We may conclude from what has been said (§ 33), that if any disputes arise in a state respecting the fundamental laws, the public administration, or the rights of the different powers of which it is composed, it belongs to the nation alone to judge and determine them conformably to its political constitution.

§ 37. No foreign power has a right to interfere.
In short, all these affairs being solely a national concern, no foreign power has a right to interfere in them, nor ought to intermeddle with them otherwise than by its good offices unless requested to do it, or induced by particular reasons. If any intrude into the domestic concerns of another nation, and attempt to put a constraint on its deliberations, they do it an injury.


NOTES

     1.    In 1 Bla. Com, 51-2, it is contended, that, unless in cases where the natural law or conscience dictates the observance of municipal laws, it is optional, in a moral view, to observe the positive law, or to pay the penalty where detected in the breach: but that doctrine, as regards the moral duty to observe laws, has been justly refuted.
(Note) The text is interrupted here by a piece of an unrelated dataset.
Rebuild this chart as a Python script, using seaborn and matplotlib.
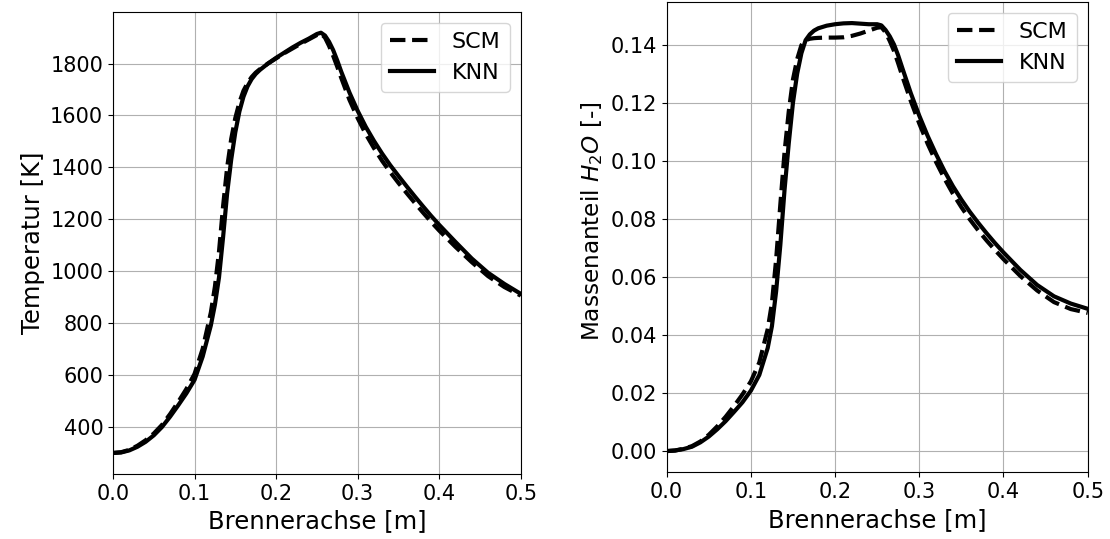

See Sedgwick’s Commentaries, 61; 2 Box. & Pul. 375; 5 Bar. & Ald. 341; sed vide 13 Ves. jun. 215, 316. — C.
     2.    Thus, during the last war, English acts of Parliament delegated to the king in council all the power of making temporary orders and laws regulating commerce. So by a bill of 3 Will. 4, power was proposed to be given to eight of the judges to make rules and orders respecting pleading, these not being considered unconstitutional delegations of powers of altering the fundamental laws, part of the constitution itself; but even then, the rules or orders so made are not absolutely to become law until they have been submitted to, and not objected against in parliament during six weeks. — C.